IAN WOO, 25, 2015, acrylic on linen, 200 × 180 cm. Copyright the artist. Photo by Wong Jing Wei. 

 

You have described your paintings as structures that you have built. Can you talk a little about this process of building? How does it begin?

Whether I’m working with canvases or paper, I see them as a kind of void that needs to be activated—[which I do] by painting [and making] marks, shapes or forms. Even applying a color [would be a way of] activating them. Once I start doing this, it triggers simultaneous things to happen . . . Sometimes it’s between myself . . . Sometimes the paint does something else. So it’s a bit like a dialogue.

How do you know when your work is completed?

Some paintings are easier to decide than others, but the painting is finished when it reaches a certain idea, visually. Once it gets there, I know it’s pretty much ready. Whether I want to go back and do some touchups in later years is another matter. It’s quite improvised. There is a point where, if I am not careful, [the painting could] get a bit overworked. It’s a thin line between getting something overworked and knowing when to stop.

IAN WOO, We Have Crossed The Lake (detail), 2009, acrylic on linen, 194 × 244 cm. Courtesy Singapore Art Museum. 

How do you choose your color palette?

I think about color as elements. Grey is always the color that I start with, but there are so many variations of it. Grey is like a shadow. From there I decide whether I want “fire,” “light” or “water,” for example. I choose my colors based on this decision: in the beginning, each color represents a natural element. But when they arrive on the canvas they don’t necessarily represent these [elements] that I had thought about earlier. So that is the way I think about color—I don’t work with the color wheel. It’s very intuitive.

The aesthetic shifts in your work’s visual language—from the type of gestures to its color palette—used to be very rapid, but has significantly slowed down in recent years. Have you arrived at the answer you were looking for?

Over the last four years, I think I have been looking towards a different kind of [spatial configuration]; prior to that my works were a bit dense and packed. Recently, I have been playing with the idea of using a lot more space. But I am not always content with the kind of forms and [negative] space you see in classical or Zen paintings. I am trying to figure out how to have a relationship with the image or object within a particular space. It could look simple, but I want the relationship to be complex. So something can look simple, but hopefully, when you look at it long enough, you can see its more complex relationships [with its surrounding space]. So that is where I am at conceptually.

But, for example, We Have Crossed The Lake, my painting included in “After Utopia” [currently on view at the Singapore Art Museum] is from 2009. This painting has a classical look—very dense and object-like. It has many layers. You can feel its “object-ness” and the sense that there is a bit more logic to its spatial configuration, where there is the ground, the object and a central focus point. So the body is able to adjust [to it]. It is interesting, because a lot of people like that series, as it has aspects that are recognizable; but at the moment I do not intend to revisit that style.

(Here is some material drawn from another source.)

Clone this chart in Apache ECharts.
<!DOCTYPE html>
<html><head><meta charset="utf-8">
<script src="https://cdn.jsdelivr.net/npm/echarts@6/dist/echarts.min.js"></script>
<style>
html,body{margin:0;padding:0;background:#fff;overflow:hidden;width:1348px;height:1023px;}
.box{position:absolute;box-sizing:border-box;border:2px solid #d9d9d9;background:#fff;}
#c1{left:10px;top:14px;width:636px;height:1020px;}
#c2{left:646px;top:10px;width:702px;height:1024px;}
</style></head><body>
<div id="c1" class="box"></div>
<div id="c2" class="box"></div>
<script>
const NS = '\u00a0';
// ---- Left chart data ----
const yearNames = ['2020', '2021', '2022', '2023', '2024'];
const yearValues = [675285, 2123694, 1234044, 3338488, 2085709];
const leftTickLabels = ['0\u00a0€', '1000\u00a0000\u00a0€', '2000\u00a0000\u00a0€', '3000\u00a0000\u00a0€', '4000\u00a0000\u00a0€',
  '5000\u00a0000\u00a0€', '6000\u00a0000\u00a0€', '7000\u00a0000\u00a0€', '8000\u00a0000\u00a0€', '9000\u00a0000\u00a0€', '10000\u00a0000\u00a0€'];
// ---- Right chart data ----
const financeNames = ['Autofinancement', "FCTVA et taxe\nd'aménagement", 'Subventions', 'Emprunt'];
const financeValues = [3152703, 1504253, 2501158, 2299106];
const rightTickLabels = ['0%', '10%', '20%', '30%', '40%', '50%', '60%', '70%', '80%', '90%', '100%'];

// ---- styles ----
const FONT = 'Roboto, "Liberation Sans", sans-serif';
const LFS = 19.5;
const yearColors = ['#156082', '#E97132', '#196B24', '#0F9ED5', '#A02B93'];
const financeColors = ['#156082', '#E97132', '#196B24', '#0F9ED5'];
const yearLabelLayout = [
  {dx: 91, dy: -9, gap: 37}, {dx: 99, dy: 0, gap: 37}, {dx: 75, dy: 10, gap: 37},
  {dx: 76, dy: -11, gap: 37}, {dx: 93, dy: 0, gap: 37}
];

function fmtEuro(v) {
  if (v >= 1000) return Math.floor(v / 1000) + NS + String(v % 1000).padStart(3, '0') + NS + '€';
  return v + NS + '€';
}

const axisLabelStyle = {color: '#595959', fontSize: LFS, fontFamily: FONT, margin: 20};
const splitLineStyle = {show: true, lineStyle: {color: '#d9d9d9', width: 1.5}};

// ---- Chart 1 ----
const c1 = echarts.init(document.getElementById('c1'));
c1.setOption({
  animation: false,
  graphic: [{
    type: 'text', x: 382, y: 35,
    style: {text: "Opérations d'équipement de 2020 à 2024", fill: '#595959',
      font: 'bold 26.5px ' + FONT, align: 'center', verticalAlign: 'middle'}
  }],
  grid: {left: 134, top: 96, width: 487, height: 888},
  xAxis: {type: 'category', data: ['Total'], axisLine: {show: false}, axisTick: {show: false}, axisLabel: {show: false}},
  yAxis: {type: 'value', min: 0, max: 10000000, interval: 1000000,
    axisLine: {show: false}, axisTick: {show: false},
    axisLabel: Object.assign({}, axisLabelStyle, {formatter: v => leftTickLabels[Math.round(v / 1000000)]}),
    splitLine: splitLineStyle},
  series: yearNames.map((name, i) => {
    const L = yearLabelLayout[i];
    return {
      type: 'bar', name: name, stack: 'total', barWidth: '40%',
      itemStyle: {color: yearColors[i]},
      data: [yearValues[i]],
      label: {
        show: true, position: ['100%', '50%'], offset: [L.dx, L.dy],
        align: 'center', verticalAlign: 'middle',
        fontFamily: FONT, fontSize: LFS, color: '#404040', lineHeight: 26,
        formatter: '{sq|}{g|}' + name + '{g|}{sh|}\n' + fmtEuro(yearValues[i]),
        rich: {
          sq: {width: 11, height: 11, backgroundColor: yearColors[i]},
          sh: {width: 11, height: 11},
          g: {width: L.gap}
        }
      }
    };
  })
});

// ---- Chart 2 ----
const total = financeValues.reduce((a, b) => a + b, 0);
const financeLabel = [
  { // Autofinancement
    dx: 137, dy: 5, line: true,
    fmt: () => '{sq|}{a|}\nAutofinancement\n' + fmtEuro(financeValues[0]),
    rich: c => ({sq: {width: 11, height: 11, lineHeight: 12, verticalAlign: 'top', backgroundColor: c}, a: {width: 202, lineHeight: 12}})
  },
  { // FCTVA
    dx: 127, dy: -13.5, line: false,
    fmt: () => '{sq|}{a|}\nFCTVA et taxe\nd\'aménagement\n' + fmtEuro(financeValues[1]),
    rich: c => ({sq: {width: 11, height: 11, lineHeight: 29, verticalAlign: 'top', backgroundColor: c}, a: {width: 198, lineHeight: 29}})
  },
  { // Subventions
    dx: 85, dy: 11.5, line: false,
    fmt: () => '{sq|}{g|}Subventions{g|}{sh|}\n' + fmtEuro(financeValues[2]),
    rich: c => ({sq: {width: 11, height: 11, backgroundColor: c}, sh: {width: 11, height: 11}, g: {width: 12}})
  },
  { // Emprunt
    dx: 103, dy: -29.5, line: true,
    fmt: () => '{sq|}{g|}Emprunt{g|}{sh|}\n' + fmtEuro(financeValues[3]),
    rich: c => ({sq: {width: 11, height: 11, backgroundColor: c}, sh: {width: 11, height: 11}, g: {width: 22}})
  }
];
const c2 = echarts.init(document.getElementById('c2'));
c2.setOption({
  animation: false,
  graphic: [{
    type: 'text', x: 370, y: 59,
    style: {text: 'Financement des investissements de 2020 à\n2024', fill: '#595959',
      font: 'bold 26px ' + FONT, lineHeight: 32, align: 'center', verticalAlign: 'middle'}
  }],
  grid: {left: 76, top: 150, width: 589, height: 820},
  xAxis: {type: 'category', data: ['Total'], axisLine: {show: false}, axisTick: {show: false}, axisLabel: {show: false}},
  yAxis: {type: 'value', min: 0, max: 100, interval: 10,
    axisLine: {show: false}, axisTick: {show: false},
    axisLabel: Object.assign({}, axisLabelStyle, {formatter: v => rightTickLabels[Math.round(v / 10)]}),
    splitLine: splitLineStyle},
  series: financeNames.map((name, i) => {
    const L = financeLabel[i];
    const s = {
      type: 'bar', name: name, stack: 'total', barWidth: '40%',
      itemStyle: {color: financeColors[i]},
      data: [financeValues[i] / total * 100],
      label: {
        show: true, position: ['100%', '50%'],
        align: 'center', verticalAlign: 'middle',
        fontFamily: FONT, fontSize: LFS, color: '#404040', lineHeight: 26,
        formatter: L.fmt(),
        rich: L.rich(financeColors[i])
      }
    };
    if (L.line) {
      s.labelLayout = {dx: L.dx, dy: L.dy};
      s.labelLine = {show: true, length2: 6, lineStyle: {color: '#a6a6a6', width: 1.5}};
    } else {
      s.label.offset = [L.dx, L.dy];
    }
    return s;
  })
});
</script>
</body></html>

Although your works are abstract, their titles tend to give a sense of a narrative hidden in the layers of the painting. Is this deliberate? Are we meant to form a narrative around the title?

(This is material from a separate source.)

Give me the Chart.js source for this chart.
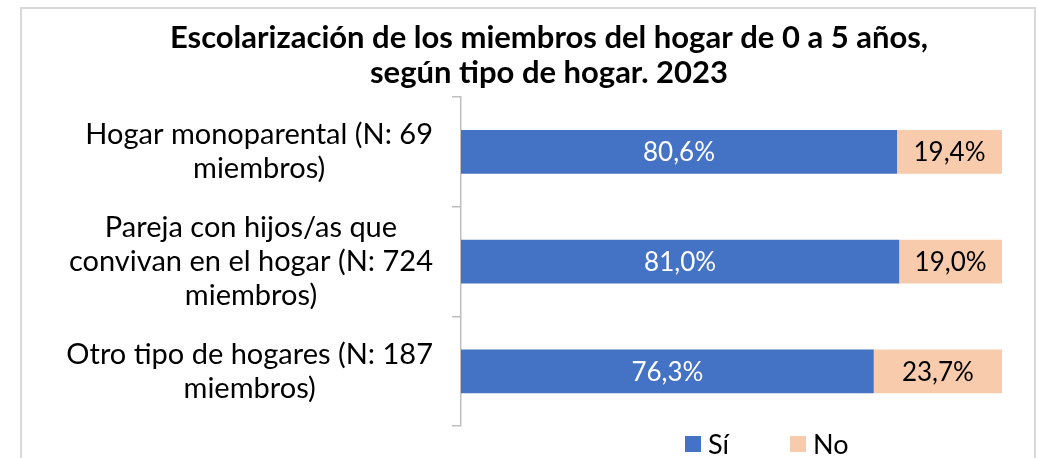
<!DOCTYPE html>
<html>
<head>
<meta charset="utf-8">
<script src="https://cdn.jsdelivr.net/npm/chart.js@4/dist/chart.umd.min.js"></script>
<style>
    html, body { margin: 0; padding: 0; background: #fff; }
    #frame {
        position: absolute; left: 20px; top: 7px; width: 1016px; height: 480px;
        border: 2px solid #d9d9d9; box-sizing: border-box;
    }
    #wrap { position: absolute; left: 0; top: 0; width: 1038px; height: 458px; }
</style>
</head>
<body>
<div id="frame"></div>
<div id="wrap"><canvas id="hogarChart"></canvas></div>
<script>
const categories = [
    ['Hogar monoparental (N: 69', 'miembros)'],
    ['Pareja con hijos/as que', 'convivan en el hogar (N: 724', 'miembros)'],
    ['Otro tipo de hogares (N: 187', 'miembros)']
];
const siValues = [80.6, 81.0, 76.3];
const noValues = [19.4, 19.0, 23.7];
const seriesNames = ['Sí', 'No'];
const titleLines = ['Escolarización de los miembros del hogar de 0 a 5 años,', 'según tipo de hogar. 2023'];

const FONT = 'Lato, "Open Sans", sans-serif';

// draws value labels, wrapped y labels and the legend
const textPlugin = {
    id: 'textPlugin',
    afterDatasetsDraw: function (chart) {
        const ctx = chart.ctx;
        ctx.save();
        ctx.font = '26px ' + FONT;
        ctx.textAlign = 'center';
        ctx.textBaseline = 'middle';
        chart.data.datasets.forEach(function (ds, i) {
            const meta = chart.getDatasetMeta(i);
            ctx.fillStyle = i === 0 ? '#ffffff' : '#000000';
            meta.data.forEach(function (bar, j) {
                const p = bar.getProps(['x', 'y', 'base'], true);
                const txt = ds.data[j].toFixed(1).replace('.', ',') + '%';
                ctx.fillText(txt, (p.x + p.base) / 2, p.y + 1);
            });
        });
        ctx.restore();
    },
    afterDraw: function (chart) {
        const ctx = chart.ctx;
        const yScale = chart.scales.y;
        const lineH = 34;
        ctx.save();
        ctx.font = '29px ' + FONT;
        ctx.fillStyle = '#000000';
        ctx.textAlign = 'center';
        ctx.textBaseline = 'middle';
        const right = yScale.right - 28;
        chart.data.labels.forEach(function (lines, i) {
            const yc = yScale.getPixelForTick(i);
            let w = 0;
            lines.forEach(function (l) { w = Math.max(w, ctx.measureText(l).width); });
            const xc = right - w / 2;
            const top = yc - (lines.length - 1) * lineH / 2;
            lines.forEach(function (l, k) {
                ctx.fillText(l, xc, top + k * lineH);
            });
        });

        // legend
        ctx.font = '27px ' + FONT;
        const box = 16, gap = 7, itemGap = 61;
        let x = chart.chartArea.left + 224;
        const ly = 444;
        ctx.textAlign = 'left';
        chart.data.datasets.forEach(function (ds) {
            ctx.fillStyle = ds.backgroundColor;
            ctx.fillRect(x, ly - box / 2, box, box);
            ctx.fillStyle = '#000000';
            ctx.fillText(ds.label, x + box + gap, ly + 1);
            x += box + gap + ctx.measureText(ds.label).width + itemGap;
        });
        ctx.restore();
    }
};

new Chart(document.getElementById('hogarChart'), {
    type: 'bar',
    data: {
        labels: categories,
        datasets: [{
            label: seriesNames[0],
            data: siValues,
            backgroundColor: '#4472C4',
            borderWidth: 0
        }, {
            label: seriesNames[1],
            data: noValues,
            backgroundColor: '#F8CBAD',
            borderWidth: 0
        }]
    },
    options: {
        indexAxis: 'y',
        responsive: true,
        maintainAspectRatio: false,
        animation: false,
        datasets: {
            bar: {
                categoryPercentage: 1,
                barPercentage: 0.4
            }
        },
        layout: {
            padding: { left: 96, right: 36, top: 0, bottom: 20 }
        },
        plugins: {
            legend: { display: false },
            tooltip: { enabled: false },
            title: {
                display: true,
                text: titleLines,
                color: '#000000',
                font: { family: FONT, size: 31, weight: 'bold', lineHeight: 1.13 },
                padding: { top: 20, bottom: 7 }
            }
        },
        scales: {
            x: {
                stacked: true,
                display: false,
                min: 0,
                max: 100
            },
            y: {
                stacked: true,
                afterFit: function (scale) { scale.width = 365; },
                grid: {
                    display: true,
                    drawOnChartArea: false,
                    drawTicks: true,
                    tickLength: 9,
                    color: '#bfbfbf',
                    lineWidth: 1.5
                },
                border: { display: true, color: '#bfbfbf', width: 1.5 },
                ticks: {
                    color: 'rgba(0,0,0,0)',
                    font: { family: FONT, size: 24 }
                }
            }
        }
    },
    plugins: [textPlugin]
});
</script>
</body>
</html>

There is this thing about abstract painting that likes to be “untitled,” but that doesn’t really work for me. I like to give [my works] a narrative title. For me it’s a kind of attempt at absurdity—wherein, looking at the work, viewers don’t see what is being described [in the title]. I play this game where I make these titles just to play with the viewers. You think you see [what the title is referring to], but it’s absurd if you do. Although, sometimes the paintings do provide illusionary clues and suggestions. The titles are usually poetry—like a song name or a love letter.